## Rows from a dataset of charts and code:

-----

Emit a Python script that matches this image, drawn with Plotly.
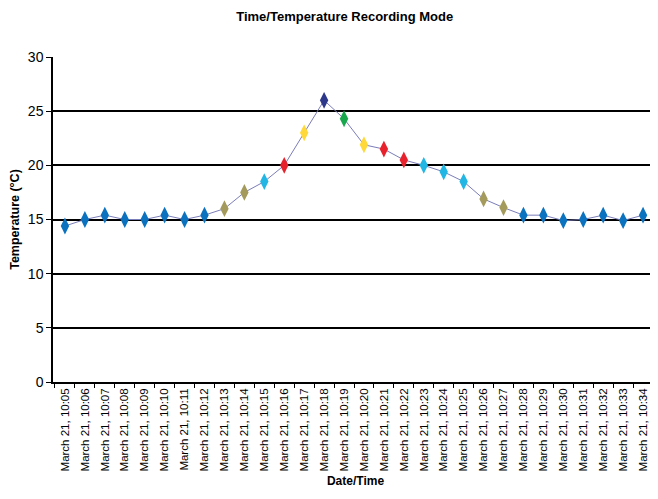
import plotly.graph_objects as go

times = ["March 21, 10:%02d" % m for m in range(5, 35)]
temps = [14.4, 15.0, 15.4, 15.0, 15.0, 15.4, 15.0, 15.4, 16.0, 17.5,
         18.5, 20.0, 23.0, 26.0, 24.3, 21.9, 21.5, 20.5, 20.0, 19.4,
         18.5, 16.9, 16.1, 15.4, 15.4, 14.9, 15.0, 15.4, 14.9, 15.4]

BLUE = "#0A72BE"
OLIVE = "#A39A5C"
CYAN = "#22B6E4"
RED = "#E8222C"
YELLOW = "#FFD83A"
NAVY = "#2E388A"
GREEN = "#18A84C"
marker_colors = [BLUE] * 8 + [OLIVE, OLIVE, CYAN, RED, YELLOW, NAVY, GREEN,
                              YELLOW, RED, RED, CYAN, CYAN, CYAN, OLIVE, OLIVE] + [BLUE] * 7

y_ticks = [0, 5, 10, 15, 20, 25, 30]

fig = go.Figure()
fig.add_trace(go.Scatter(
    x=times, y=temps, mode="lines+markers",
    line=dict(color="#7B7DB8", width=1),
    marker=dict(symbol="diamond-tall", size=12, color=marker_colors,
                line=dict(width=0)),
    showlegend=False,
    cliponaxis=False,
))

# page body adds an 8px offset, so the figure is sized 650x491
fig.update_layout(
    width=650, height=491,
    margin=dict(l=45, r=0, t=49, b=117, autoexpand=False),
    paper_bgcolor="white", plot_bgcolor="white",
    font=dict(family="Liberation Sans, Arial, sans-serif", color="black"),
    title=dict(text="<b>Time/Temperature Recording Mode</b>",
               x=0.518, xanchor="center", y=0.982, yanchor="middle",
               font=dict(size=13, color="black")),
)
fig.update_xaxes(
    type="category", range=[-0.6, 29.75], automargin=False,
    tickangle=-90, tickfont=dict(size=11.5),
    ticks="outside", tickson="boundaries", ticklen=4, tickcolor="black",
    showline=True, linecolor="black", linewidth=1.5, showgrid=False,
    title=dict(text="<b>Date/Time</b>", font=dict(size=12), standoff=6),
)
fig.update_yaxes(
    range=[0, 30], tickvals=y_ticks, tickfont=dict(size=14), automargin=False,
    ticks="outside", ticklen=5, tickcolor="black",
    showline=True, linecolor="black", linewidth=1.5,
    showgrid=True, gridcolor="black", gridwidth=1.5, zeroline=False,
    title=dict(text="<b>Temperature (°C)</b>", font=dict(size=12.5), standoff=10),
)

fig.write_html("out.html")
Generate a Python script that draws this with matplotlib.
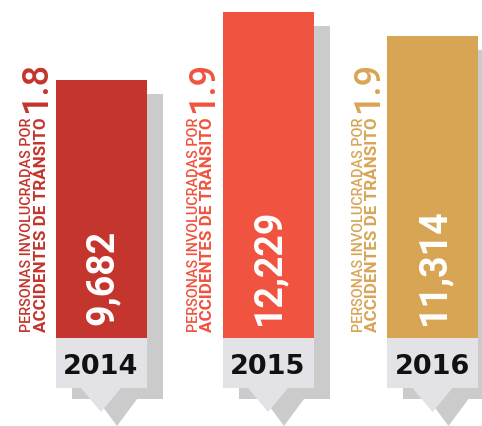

-----

## Short exercise:
Your copy should hold every record word for word and none of the pictures.

## Task result:
Emit a Python script that matches this image, drawn with Plotly.
import plotly.graph_objects as go

times = ["March 21, 10:%02d" % m for m in range(5, 35)]
temps = [14.4, 15.0, 15.4, 15.0, 15.0, 15.4, 15.0, 15.4, 16.0, 17.5,
         18.5, 20.0, 23.0, 26.0, 24.3, 21.9, 21.5, 20.5, 20.0, 19.4,
         18.5, 16.9, 16.1, 15.4, 15.4, 14.9, 15.0, 15.4, 14.9, 15.4]

BLUE = "#0A72BE"
OLIVE = "#A39A5C"
CYAN = "#22B6E4"
RED = "#E8222C"
YELLOW = "#FFD83A"
NAVY = "#2E388A"
GREEN = "#18A84C"
marker_colors = [BLUE] * 8 + [OLIVE, OLIVE, CYAN, RED, YELLOW, NAVY, GREEN,
                              YELLOW, RED, RED, CYAN, CYAN, CYAN, OLIVE, OLIVE] + [BLUE] * 7

y_ticks = [0, 5, 10, 15, 20, 25, 30]

fig = go.Figure()
fig.add_trace(go.Scatter(
    x=times, y=temps, mode="lines+markers",
    line=dict(color="#7B7DB8", width=1),
    marker=dict(symbol="diamond-tall", size=12, color=marker_colors,
                line=dict(width=0)),
    showlegend=False,
    cliponaxis=False,
))

# page body adds an 8px offset, so the figure is sized 650x491
fig.update_layout(
    width=650, height=491,
    margin=dict(l=45, r=0, t=49, b=117, autoexpand=False),
    paper_bgcolor="white", plot_bgcolor="white",
    font=dict(family="Liberation Sans, Arial, sans-serif", color="black"),
    title=dict(text="<b>Time/Temperature Recording Mode</b>",
               x=0.518, xanchor="center", y=0.982, yanchor="middle",
               font=dict(size=13, color="black")),
)
fig.update_xaxes(
    type="category", range=[-0.6, 29.75], automargin=False,
    tickangle=-90, tickfont=dict(size=11.5),
    ticks="outside", tickson="boundaries", ticklen=4, tickcolor="black",
    showline=True, linecolor="black", linewidth=1.5, showgrid=False,
    title=dict(text="<b>Date/Time</b>", font=dict(size=12), standoff=6),
)
fig.update_yaxes(
    range=[0, 30], tickvals=y_ticks, tickfont=dict(size=14), automargin=False,
    ticks="outside", ticklen=5, tickcolor="black",
    showline=True, linecolor="black", linewidth=1.5,
    showgrid=True, gridcolor="black", gridwidth=1.5, zeroline=False,
    title=dict(text="<b>Temperature (°C)</b>", font=dict(size=12.5), standoff=10),
)

fig.write_html("out.html")
Generate a Python script that draws this with matplotlib.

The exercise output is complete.